## Work to complete
Scan the listing and work out how many lines contain the word "matplotlib". Nothing but the number should be given.

## Supplied records
━━━

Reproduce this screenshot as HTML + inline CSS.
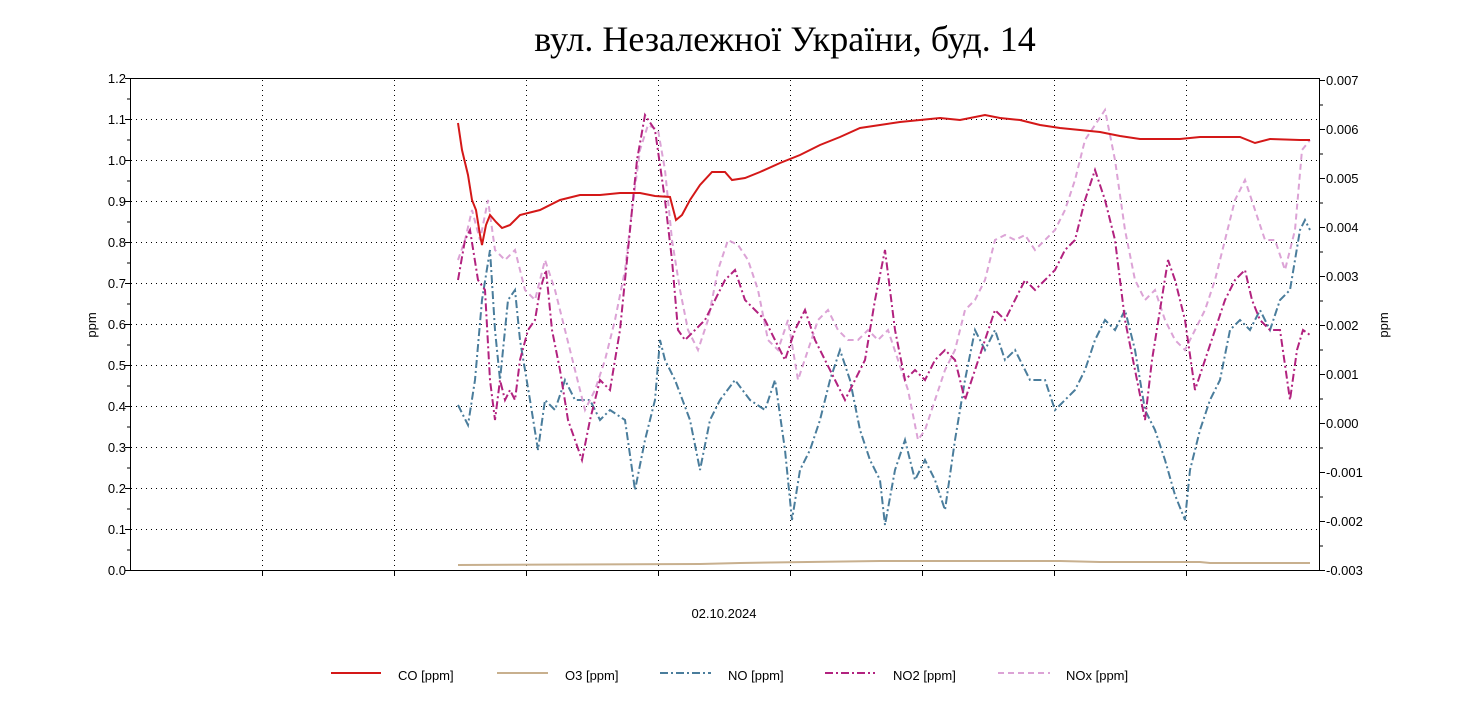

━━━

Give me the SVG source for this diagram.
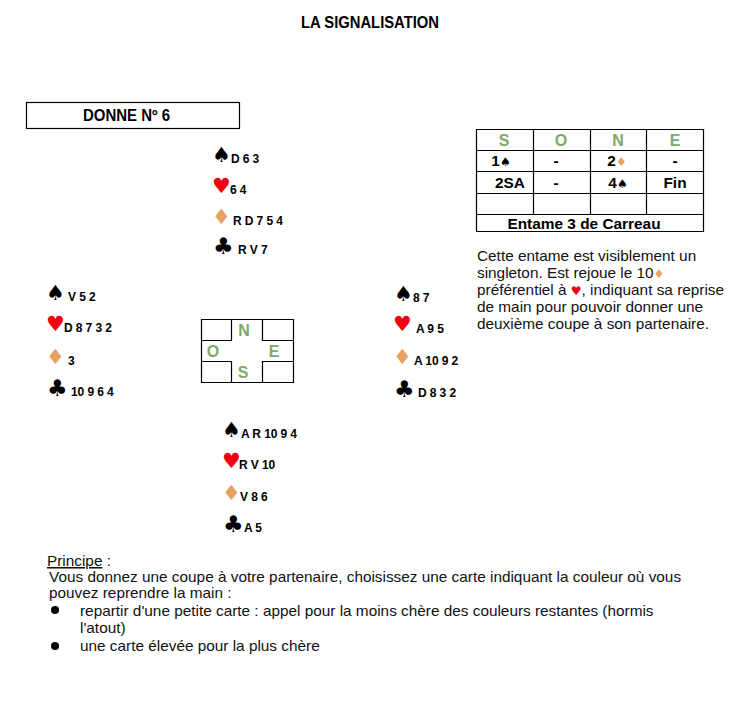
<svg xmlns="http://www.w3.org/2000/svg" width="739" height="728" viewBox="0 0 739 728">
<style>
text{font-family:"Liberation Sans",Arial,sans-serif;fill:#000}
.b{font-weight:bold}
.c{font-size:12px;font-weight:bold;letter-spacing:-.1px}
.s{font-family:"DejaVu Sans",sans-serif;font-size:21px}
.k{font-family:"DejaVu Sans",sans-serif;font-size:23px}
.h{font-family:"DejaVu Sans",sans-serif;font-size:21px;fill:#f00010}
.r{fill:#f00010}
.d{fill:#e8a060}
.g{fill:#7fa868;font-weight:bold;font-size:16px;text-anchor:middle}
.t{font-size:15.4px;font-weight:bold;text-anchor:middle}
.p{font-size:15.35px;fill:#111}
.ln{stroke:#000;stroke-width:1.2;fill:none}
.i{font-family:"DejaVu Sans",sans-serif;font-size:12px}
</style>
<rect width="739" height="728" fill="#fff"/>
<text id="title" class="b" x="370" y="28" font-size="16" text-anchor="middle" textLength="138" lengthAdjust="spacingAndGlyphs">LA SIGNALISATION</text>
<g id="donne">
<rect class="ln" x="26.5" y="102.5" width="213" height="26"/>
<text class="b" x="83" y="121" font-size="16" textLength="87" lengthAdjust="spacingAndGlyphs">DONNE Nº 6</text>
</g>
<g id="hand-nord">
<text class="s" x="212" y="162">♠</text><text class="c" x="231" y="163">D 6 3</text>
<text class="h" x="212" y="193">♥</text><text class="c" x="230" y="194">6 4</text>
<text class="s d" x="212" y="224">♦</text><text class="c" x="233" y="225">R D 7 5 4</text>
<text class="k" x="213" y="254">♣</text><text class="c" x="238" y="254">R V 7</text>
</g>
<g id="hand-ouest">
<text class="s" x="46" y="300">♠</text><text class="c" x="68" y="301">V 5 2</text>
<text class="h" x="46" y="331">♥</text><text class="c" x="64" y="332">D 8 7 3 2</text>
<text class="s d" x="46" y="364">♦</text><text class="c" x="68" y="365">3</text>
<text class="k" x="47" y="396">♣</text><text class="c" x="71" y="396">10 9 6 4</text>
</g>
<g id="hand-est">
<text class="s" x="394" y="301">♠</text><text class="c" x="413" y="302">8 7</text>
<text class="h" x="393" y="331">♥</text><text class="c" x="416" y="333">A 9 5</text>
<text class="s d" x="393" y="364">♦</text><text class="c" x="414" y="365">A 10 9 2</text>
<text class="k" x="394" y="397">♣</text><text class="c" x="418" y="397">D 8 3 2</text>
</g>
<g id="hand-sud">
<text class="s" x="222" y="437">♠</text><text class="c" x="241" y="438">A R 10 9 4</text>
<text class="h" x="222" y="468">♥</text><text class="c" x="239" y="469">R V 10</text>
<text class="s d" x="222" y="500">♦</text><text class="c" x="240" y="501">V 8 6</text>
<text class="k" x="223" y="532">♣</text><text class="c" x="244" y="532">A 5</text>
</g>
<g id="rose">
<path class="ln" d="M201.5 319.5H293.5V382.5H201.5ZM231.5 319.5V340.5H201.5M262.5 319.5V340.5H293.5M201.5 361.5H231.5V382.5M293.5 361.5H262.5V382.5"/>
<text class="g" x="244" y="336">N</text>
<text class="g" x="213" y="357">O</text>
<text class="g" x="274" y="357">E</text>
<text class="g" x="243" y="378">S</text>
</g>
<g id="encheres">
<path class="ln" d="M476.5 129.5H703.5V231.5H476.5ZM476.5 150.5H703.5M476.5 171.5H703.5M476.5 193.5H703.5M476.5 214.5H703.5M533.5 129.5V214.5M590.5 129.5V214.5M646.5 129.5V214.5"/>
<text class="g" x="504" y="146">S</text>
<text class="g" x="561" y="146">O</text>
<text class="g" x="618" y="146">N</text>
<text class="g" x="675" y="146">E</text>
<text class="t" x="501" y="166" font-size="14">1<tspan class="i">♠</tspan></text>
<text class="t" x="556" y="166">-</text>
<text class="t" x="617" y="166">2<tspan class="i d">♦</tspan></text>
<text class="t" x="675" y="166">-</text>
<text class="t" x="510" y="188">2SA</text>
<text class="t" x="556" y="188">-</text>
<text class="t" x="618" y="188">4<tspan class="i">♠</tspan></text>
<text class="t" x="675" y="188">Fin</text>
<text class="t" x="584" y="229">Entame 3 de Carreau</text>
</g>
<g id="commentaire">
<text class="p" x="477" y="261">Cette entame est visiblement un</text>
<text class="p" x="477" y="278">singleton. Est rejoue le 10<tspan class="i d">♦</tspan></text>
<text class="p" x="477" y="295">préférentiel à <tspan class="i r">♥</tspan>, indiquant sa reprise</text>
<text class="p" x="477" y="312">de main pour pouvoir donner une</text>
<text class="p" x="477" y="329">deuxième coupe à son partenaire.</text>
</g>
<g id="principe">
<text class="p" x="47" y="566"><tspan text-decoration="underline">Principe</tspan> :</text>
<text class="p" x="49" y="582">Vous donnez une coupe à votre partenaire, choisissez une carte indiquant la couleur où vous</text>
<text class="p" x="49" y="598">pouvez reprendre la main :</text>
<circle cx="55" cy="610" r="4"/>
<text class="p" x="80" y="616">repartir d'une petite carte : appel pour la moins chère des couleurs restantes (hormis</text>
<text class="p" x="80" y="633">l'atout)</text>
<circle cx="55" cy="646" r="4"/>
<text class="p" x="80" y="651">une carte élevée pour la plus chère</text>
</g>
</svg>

━━━

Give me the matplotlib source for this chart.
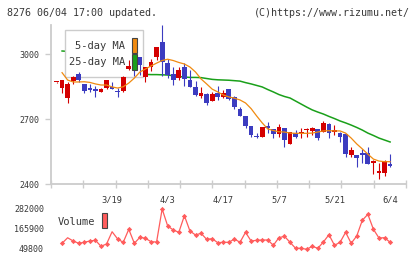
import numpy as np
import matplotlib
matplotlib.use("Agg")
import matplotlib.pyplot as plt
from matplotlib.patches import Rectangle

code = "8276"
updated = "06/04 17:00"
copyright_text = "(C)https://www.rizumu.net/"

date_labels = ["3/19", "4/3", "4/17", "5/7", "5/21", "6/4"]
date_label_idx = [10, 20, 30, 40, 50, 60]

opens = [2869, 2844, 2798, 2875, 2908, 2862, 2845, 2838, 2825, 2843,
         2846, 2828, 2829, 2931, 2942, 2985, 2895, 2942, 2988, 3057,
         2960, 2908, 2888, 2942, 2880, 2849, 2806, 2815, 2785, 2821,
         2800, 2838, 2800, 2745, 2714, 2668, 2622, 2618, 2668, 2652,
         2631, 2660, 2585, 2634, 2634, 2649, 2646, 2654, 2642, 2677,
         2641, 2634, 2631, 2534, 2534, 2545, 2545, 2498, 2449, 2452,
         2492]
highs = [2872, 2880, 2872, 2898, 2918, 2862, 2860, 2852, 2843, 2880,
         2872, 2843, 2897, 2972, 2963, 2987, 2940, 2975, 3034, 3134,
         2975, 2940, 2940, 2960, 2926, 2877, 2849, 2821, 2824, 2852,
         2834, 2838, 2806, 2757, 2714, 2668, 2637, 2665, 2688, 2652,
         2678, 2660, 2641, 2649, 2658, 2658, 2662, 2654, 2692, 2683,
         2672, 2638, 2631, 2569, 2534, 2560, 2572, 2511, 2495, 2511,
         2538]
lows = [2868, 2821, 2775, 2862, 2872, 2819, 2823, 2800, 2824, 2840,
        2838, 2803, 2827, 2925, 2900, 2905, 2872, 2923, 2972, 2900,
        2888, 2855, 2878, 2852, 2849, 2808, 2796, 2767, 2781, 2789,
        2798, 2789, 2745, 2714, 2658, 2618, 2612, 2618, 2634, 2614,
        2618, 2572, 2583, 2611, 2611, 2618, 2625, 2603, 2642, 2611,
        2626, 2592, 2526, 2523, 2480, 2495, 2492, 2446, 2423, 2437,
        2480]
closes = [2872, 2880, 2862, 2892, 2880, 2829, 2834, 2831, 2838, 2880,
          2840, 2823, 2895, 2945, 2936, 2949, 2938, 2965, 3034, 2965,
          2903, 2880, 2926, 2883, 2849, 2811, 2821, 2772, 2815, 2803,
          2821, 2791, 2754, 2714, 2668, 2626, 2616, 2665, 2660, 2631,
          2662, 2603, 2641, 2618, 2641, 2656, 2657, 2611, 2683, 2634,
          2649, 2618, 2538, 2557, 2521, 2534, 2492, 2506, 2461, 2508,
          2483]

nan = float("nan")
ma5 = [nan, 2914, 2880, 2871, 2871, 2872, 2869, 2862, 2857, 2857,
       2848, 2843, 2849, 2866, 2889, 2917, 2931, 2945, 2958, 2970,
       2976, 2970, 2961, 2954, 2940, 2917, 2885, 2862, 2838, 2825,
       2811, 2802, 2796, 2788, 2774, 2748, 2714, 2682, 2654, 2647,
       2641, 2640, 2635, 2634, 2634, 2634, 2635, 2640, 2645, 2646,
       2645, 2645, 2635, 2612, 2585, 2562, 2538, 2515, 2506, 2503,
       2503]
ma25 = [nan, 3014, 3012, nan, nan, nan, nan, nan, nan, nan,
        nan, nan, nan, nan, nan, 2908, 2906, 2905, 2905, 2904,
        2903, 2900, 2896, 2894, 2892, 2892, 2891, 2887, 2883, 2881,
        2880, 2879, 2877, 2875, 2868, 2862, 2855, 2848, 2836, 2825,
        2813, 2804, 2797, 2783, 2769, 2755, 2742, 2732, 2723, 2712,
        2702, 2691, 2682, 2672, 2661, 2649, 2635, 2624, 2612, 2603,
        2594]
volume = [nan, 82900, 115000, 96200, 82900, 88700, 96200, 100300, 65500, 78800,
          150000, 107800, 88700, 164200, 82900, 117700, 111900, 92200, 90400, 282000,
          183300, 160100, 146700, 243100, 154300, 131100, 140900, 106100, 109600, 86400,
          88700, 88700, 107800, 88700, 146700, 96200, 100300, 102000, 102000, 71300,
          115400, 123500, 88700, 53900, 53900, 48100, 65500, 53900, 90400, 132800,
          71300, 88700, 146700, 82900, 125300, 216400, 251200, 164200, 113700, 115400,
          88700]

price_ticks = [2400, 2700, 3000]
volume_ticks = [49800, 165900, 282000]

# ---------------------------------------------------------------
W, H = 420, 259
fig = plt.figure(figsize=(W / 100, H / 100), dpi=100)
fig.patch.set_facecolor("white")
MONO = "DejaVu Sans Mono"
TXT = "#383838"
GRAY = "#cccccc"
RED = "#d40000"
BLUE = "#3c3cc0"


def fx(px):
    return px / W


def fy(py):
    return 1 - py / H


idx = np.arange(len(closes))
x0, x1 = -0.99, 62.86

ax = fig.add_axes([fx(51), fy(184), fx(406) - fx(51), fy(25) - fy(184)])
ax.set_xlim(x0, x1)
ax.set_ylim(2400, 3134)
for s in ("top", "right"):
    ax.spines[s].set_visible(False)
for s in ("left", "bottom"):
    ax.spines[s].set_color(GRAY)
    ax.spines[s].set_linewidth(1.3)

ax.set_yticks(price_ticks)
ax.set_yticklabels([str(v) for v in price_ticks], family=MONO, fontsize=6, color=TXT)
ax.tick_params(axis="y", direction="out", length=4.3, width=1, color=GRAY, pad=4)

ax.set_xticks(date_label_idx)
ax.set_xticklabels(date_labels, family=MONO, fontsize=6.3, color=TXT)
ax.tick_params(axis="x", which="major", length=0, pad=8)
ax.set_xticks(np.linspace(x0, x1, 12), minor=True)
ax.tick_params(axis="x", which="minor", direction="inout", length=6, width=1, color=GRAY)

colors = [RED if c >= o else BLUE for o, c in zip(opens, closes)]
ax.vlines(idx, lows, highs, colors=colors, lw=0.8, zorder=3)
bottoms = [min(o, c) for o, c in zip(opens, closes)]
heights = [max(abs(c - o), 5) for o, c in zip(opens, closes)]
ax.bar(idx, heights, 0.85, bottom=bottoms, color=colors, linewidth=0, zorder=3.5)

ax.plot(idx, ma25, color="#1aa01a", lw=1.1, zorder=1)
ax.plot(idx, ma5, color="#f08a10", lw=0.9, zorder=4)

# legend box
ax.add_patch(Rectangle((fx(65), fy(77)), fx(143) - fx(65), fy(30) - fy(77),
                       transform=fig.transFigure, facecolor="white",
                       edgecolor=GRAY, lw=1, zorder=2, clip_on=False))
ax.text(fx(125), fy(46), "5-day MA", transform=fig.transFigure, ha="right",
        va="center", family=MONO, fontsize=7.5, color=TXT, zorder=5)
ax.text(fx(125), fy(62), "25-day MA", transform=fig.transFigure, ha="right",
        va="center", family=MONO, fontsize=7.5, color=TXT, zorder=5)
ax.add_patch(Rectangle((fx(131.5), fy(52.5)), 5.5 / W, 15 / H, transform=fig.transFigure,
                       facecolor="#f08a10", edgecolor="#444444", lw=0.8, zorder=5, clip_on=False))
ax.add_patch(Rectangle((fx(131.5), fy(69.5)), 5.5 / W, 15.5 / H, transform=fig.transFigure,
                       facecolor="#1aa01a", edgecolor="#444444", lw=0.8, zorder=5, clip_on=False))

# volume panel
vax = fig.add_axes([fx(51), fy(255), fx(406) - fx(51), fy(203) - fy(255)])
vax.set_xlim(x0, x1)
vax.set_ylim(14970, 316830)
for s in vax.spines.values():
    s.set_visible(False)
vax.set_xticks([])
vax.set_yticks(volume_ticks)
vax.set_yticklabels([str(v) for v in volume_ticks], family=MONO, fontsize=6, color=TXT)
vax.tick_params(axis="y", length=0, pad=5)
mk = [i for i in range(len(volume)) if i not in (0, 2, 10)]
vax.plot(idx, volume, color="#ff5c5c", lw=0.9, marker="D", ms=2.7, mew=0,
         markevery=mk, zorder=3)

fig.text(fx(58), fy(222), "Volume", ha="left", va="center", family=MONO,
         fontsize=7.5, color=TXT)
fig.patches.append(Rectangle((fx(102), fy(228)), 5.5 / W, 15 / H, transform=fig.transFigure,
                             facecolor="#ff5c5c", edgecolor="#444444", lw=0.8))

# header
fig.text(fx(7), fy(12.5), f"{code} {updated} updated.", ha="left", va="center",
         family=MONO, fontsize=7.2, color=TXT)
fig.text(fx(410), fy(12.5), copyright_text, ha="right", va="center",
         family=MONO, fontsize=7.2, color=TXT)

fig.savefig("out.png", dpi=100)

━━━

## Full output
5